A Regency lady with a hidden past joins forces with an irritable aristocrat to solve a dastardly series of crimes.
That waspish illustrator using the name A.J. Quill is really Lady Charlotte Sloan, cast off by her family for marrying her drawing master. She’s worked on several cases with the Earl of Wrexford (Murder at Half Moon Gate, 2018, etc.), but none has tested her skills or her heart as much as the one involving her cousin Cedric, Lord Chittenden, and his twin brother, Nicholas. The twins were Charlotte’s dearest childhood companions, and she’s devastated when Cedric is brutally murdered and Nicholas is arrested. The cousins were interested in scientific research, so Charlotte searches for clues among their peers. Hawk and Raven, two street urchins she’s raising as gentlemen, help her in other ways. And Wrexford bribes his way into the prison housing Nicholas, who drops hints about the Eos Society and Cedric’s rivalries over lovely Lady Julianna Aldrich, whose wealthy guardian encourages her intellectual interests. Although the theory that electricity can be used to raise the dead has largely been disproven, Cedric has continued to experiment with the voltaic pile.
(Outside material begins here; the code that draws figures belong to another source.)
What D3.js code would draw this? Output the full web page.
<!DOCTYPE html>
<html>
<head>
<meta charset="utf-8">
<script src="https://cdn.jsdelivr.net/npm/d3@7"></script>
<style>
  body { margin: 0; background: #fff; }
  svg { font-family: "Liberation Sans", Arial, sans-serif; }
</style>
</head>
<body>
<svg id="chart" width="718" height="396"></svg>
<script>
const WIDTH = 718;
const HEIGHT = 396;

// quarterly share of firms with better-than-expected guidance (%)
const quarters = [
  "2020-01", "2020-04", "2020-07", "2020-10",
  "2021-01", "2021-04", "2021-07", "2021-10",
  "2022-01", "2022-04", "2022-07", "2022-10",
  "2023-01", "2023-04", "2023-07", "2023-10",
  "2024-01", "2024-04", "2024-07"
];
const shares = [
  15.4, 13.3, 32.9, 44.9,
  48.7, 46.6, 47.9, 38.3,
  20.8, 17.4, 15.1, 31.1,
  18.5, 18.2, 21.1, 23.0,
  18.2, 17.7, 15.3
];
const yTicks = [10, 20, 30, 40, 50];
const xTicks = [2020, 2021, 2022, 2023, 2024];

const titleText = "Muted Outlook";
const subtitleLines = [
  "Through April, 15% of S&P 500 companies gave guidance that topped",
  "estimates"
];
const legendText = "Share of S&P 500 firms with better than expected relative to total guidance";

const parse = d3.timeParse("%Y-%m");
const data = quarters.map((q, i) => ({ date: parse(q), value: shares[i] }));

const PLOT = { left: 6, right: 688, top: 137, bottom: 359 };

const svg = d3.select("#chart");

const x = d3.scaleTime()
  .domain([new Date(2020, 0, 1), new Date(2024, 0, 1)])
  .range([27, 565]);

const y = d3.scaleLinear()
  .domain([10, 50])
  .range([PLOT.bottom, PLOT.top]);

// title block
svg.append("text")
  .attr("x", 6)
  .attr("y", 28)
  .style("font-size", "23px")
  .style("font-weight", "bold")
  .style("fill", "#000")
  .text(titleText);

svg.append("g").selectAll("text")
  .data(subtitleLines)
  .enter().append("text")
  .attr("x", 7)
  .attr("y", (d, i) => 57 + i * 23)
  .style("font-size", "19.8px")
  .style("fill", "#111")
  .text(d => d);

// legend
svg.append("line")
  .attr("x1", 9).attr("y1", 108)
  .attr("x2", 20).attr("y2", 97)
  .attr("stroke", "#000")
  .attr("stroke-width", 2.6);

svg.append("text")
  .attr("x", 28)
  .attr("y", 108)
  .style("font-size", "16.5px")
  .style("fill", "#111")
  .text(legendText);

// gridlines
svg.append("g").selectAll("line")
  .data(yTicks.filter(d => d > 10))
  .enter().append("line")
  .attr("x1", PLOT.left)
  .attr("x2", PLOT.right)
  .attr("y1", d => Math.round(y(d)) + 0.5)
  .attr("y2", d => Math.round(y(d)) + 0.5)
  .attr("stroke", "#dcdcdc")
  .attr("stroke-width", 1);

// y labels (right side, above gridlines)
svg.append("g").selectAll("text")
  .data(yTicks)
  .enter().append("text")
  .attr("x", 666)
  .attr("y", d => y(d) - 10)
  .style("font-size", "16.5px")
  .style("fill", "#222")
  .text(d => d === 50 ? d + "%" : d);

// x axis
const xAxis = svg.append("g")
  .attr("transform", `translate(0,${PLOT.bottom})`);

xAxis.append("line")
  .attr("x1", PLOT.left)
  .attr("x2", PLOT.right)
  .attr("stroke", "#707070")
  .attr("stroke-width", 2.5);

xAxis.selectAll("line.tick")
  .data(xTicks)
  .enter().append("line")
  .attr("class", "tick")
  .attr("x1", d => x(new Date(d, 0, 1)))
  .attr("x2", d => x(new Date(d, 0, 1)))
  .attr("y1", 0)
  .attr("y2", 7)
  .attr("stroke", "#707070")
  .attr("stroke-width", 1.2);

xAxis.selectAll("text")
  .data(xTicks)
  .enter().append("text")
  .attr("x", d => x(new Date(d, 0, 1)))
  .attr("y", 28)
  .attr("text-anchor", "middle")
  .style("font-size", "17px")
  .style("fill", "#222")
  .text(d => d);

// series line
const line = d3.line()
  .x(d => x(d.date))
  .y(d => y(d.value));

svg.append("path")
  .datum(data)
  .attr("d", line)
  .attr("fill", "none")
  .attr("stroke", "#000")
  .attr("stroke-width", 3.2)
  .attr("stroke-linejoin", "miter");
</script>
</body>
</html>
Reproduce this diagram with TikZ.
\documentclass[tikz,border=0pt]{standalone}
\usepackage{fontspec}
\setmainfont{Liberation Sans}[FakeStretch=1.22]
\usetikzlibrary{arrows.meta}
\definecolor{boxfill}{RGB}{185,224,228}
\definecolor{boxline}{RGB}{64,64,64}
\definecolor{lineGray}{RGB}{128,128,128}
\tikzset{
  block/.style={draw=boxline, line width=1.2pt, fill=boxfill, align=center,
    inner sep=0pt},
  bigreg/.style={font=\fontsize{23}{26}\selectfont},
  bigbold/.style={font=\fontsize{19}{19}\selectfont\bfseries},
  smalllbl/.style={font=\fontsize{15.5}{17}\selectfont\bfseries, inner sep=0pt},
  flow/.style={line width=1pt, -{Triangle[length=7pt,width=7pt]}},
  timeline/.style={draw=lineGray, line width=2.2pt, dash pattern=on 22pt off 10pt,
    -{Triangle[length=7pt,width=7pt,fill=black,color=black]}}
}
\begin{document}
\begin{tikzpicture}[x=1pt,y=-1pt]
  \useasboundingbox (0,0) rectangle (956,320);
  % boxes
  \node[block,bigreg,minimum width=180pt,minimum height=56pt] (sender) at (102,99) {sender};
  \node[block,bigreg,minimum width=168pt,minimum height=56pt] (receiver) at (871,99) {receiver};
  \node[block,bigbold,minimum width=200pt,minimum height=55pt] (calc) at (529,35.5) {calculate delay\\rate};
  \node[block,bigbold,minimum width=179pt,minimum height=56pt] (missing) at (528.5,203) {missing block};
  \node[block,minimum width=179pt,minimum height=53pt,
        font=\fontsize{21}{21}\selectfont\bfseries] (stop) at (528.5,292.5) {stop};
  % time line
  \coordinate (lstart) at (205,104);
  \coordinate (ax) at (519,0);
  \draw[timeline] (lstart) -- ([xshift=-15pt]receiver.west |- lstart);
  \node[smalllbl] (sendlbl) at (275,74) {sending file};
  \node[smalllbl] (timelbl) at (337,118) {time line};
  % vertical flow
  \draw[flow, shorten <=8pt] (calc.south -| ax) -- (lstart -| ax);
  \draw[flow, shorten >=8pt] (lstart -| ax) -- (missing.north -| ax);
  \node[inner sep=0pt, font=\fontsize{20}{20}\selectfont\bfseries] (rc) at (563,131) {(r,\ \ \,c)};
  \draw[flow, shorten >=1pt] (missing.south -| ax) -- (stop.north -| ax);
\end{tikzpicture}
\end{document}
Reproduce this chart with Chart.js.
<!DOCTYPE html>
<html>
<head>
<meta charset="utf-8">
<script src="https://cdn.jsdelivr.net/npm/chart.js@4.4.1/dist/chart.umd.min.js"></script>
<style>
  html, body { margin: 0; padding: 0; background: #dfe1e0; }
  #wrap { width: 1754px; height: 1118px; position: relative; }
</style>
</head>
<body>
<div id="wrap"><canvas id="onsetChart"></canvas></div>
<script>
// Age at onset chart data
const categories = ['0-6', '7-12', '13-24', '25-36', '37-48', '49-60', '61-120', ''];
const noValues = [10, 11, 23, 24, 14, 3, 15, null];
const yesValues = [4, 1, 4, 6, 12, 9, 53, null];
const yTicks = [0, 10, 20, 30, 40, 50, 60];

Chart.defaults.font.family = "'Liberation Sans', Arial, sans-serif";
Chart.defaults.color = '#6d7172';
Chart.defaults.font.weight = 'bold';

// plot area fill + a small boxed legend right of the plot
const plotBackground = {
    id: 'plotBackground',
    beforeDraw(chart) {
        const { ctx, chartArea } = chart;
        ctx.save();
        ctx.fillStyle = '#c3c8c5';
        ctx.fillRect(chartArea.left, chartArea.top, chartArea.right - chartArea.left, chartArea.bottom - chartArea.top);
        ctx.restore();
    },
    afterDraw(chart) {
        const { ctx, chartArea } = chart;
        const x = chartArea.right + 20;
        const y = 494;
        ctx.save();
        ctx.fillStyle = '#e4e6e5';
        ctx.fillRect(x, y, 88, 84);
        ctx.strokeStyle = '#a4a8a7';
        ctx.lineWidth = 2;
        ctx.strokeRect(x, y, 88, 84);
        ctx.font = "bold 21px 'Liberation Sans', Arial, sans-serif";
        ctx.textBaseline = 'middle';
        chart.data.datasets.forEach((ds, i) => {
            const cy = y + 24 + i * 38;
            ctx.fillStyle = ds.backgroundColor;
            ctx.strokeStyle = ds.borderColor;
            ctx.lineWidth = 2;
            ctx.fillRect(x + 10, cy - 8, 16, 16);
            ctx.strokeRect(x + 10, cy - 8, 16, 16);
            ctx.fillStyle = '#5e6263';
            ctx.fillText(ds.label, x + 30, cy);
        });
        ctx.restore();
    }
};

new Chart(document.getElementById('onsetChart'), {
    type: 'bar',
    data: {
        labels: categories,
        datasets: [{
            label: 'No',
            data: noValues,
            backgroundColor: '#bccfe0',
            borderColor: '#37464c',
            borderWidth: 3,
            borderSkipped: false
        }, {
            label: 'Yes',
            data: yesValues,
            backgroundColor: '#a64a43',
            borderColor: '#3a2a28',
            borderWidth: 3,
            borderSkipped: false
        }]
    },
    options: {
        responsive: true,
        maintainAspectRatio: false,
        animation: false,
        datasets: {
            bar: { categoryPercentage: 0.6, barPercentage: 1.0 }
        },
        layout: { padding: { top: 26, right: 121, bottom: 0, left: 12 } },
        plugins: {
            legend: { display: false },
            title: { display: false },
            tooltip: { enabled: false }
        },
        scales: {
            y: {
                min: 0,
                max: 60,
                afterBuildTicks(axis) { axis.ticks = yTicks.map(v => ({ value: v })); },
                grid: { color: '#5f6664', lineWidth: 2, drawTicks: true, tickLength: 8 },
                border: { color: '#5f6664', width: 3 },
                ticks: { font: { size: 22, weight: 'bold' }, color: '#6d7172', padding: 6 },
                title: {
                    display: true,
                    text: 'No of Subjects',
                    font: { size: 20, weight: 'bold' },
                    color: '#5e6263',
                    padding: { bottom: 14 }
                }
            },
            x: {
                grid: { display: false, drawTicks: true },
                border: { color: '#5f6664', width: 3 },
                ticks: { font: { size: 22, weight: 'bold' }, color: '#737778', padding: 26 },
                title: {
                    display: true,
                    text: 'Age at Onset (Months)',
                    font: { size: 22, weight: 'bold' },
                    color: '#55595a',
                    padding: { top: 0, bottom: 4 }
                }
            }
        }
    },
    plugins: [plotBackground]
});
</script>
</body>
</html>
A particularly promising clue is the sighting of a person with a distinctive hat and cloak at recent crime scenes. Realizing that the killer is most likely a member of the upper crust, Charlotte makes the difficult decision to reveal herself as Lady Charlotte in order to meet more of her cousin’s friends. Her burgeoning awareness of her love for Wrexford is just one of many unpredictable complications in the search for a clever and ruthless killer.
Science and romance meet in a high-stakes cat-and-mouse game.